Two free charges q and 4q are placed at a distance d apart. A third charge Q is placed between them at a distance x from the charge q such that the system is at equilibrium. What is the magnitude of charge and where, that is, at what distance it should be placed?

Answer 1

As a very first step, one could read the question well and hence note down the given important points from it. You could then make a neat diagram for better understanding. Then you could apply the condition for equilibrium in the given system and accordingly find the answer.

Complete step-by-step solution:
In the question, we are given a system where charges q and 4q are placed at d distance apart and another Q is placed at distance x from charge q between them. We are supposed to find this distance x as well as the magnitude of charge Q for the system to be at equilibrium.

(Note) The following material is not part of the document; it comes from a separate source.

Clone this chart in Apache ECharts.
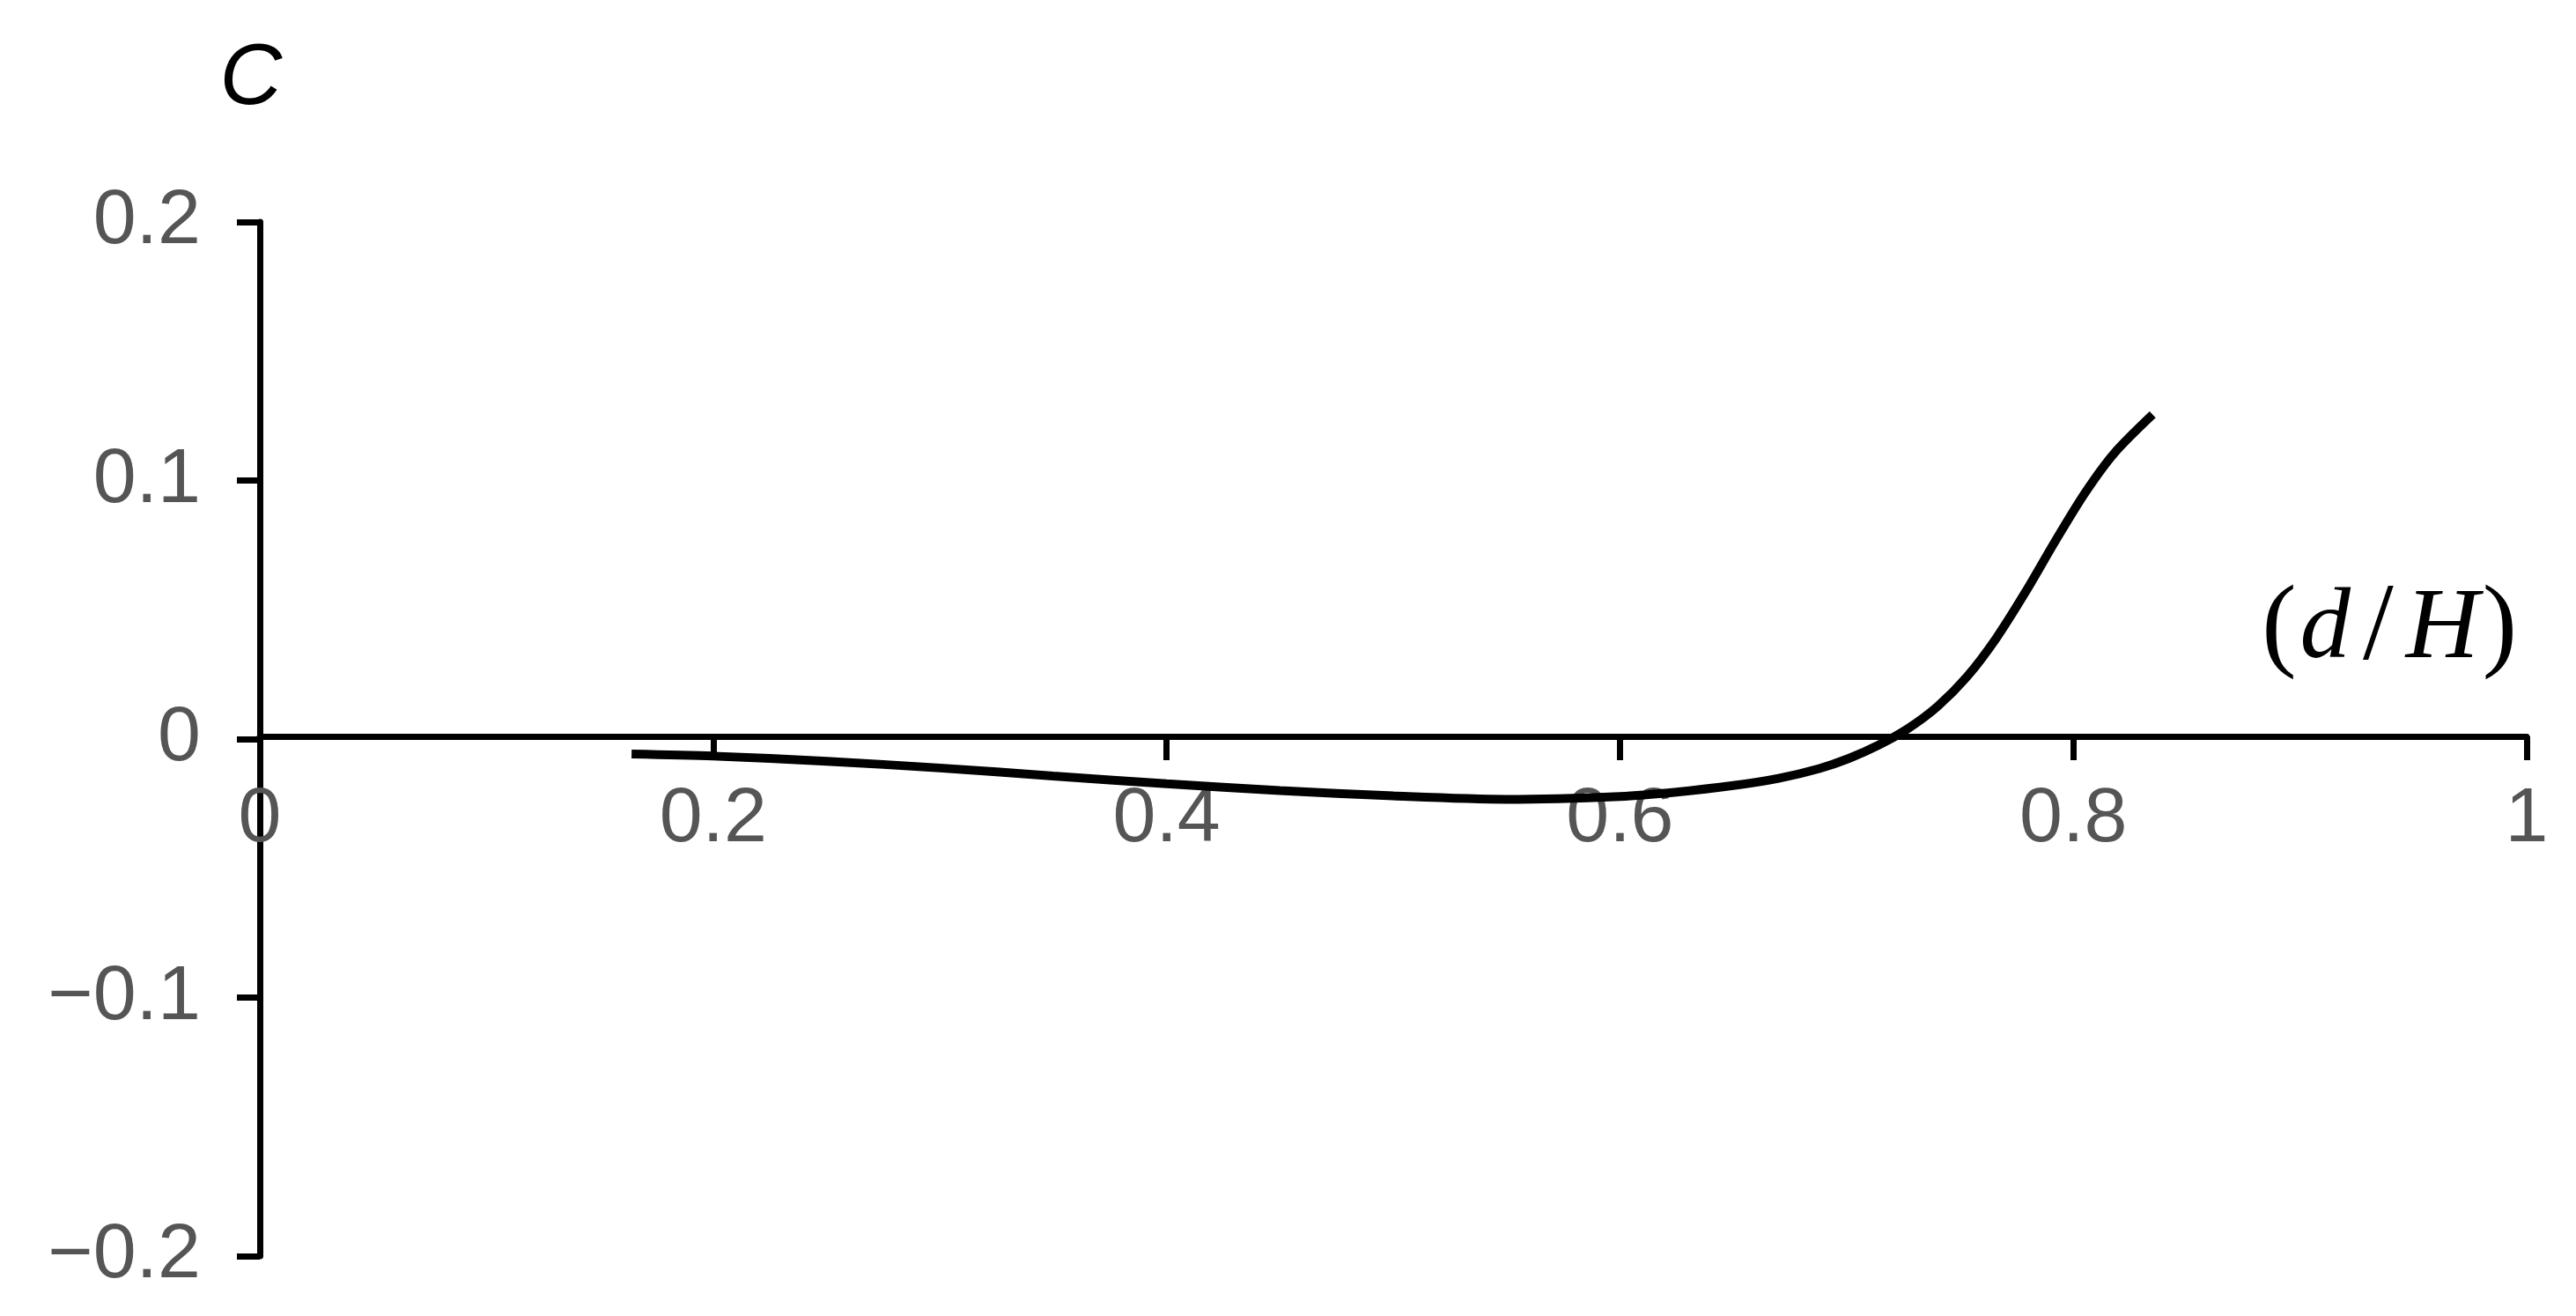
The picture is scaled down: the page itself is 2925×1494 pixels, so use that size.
<!DOCTYPE html>
<html>
<head>
<meta charset="utf-8">
<style>
  html, body { margin: 0; padding: 0; background: #fff; }
  #main { width: 2925px; height: 1494px; }
</style>
<script src="https://cdn.jsdelivr.net/npm/echarts@6/dist/echarts.min.js"></script>
</head>
<body>
<div id="main"></div>
<script>
// d/H along the curve
var dH = [0.164, 0.2, 0.25, 0.3, 0.35, 0.4, 0.45, 0.5, 0.55, 0.6, 0.625, 0.65, 0.67, 0.688, 0.701, 0.714, 0.727, 0.74, 0.753, 0.766, 0.779, 0.792, 0.805, 0.818, 0.835];
// C at each d/H
var cValues = [-0.0058, -0.0066, -0.0086, -0.0112, -0.0143, -0.0173, -0.0199, -0.0220, -0.0233, -0.0222, -0.0205, -0.0180, -0.0152, -0.0114, -0.0075, -0.0024, 0.0040, 0.0125, 0.0240, 0.0390, 0.0570, 0.0765, 0.0950, 0.1105, 0.1255];
var xTicks = [0, 0.2, 0.4, 0.6, 0.8, 1];
var yTicks = [-0.2, -0.1, 0, 0.1, 0.2];

var points = [];
for (var i = 0; i < dH.length; i++) {
    points.push([dH[i], cValues[i]]);
}

function fmt(v) {
    // real minus sign like the original
    return String(Math.round(v * 10) / 10).replace('-', '\u2212');
}

var myChart = echarts.init(document.getElementById('main'));

var axisLine = { show: true, onZero: false, lineStyle: { color: '#000', width: 7 } };
var labelStyle = { fontFamily: 'Liberation Sans', fontSize: 88, color: '#555' };

var option = {
    animation: false,
    backgroundColor: '#fff',
    grid: { left: 295, right: 56, top: 252, bottom: 68, containLabel: false, outerBoundsMode: 'none' },
    xAxis: {
        type: 'value',
        min: xTicks[0],
        max: xTicks[xTicks.length - 1],
        interval: 0.2,
        // sit the axis on C = 0 (grid bottom is at -0.2)
        offset: -590,
        axisLine: axisLine,
        axisTick: { show: true, length: 27, lineStyle: { color: '#000', width: 7 } },
        splitLine: { show: false },
        axisLabel: Object.assign({ margin: 51, formatter: fmt }, labelStyle),
        name: '{p|(}{i|d}{s|/}{i|H}{p|)}',
        nameLocation: 'end',
        nameGap: -11,
        nameTextStyle: {
            align: 'right',
            verticalAlign: 'bottom',
            padding: [0, 0, 58, 0],
            rich: {
                p: { fontFamily: 'Liberation Serif', fontSize: 118, color: '#000' },
                i: { fontFamily: 'Liberation Serif', fontStyle: 'italic', fontSize: 115, color: '#000', padding: [0, 4, 0, 4] },
                s: { fontFamily: 'Liberation Serif', fontSize: 125, color: '#000', padding: [0, 10, 0, 10] }
            }
        }
    },
    yAxis: {
        type: 'value',
        min: yTicks[0],
        max: yTicks[yTicks.length - 1],
        interval: 0.1,
        axisLine: axisLine,
        axisTick: { show: true, length: 26, lineStyle: { color: '#000', width: 7 } },
        splitLine: { show: false },
        axisLabel: Object.assign({ margin: 67, formatter: fmt }, labelStyle),
        name: 'C',
        nameLocation: 'end',
        nameGap: 112,
        nameTextStyle: {
            fontFamily: 'Liberation Sans',
            fontStyle: 'italic',
            fontSize: 98,
            color: '#000',
            align: 'center',
            verticalAlign: 'bottom',
            padding: [0, 20, 0, 0]
        }
    },
    series: [
        {
            type: 'line',
            data: points,
            smooth: 0.3,
            showSymbol: false,
            lineStyle: { color: '#000', width: 10 }
        }
    ]
};
myChart.setOption(option);
</script>
</body>
</html>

For the equilibrium point we have,
$\dfrac{kq}{{{x}^{2}}}=\dfrac{k\left( 4q \right)}{{{\left( d-x \right)}^{2}}}$
$\Rightarrow x=\dfrac{d}{3}$
The charge Q could be kept at this point. Let us assume that the charge Q is negative so as the net force on it could be zero as per the given system. Now, we could apply the condition for equilibrium again to get,
$\dfrac{kQ}{{{x}^{2}}}=\dfrac{k\left( 4q \right)}{{{d}^{2}}}$
$\Rightarrow \dfrac{kQ}{{{\left( \dfrac{d}{3} \right)}^{2}}}=\dfrac{k\left( 4q \right)}{{{d}^{2}}}$
$\Rightarrow 9Q=4q$
$\therefore Q=\dfrac{4q}{9}$
Therefore, we found the magnitude of charge of Q to be $\dfrac{4q}{9}$and also the distance at which it should be kept from charge q to be $\dfrac{d}{3}$.
Note: The constant k that is used in the solution is given by, $k=\dfrac{1}{4\pi {{\varepsilon }_{0}}}$. Its value is given by $9\times {{10}^{9}}N{{m}^{2}}{{C}^{-2}}$. The condition for equilibrium is basically derived from the fact that for a charge to be at equilibrium between two charges, the force due each of those charges on the new charge introduced would be 0.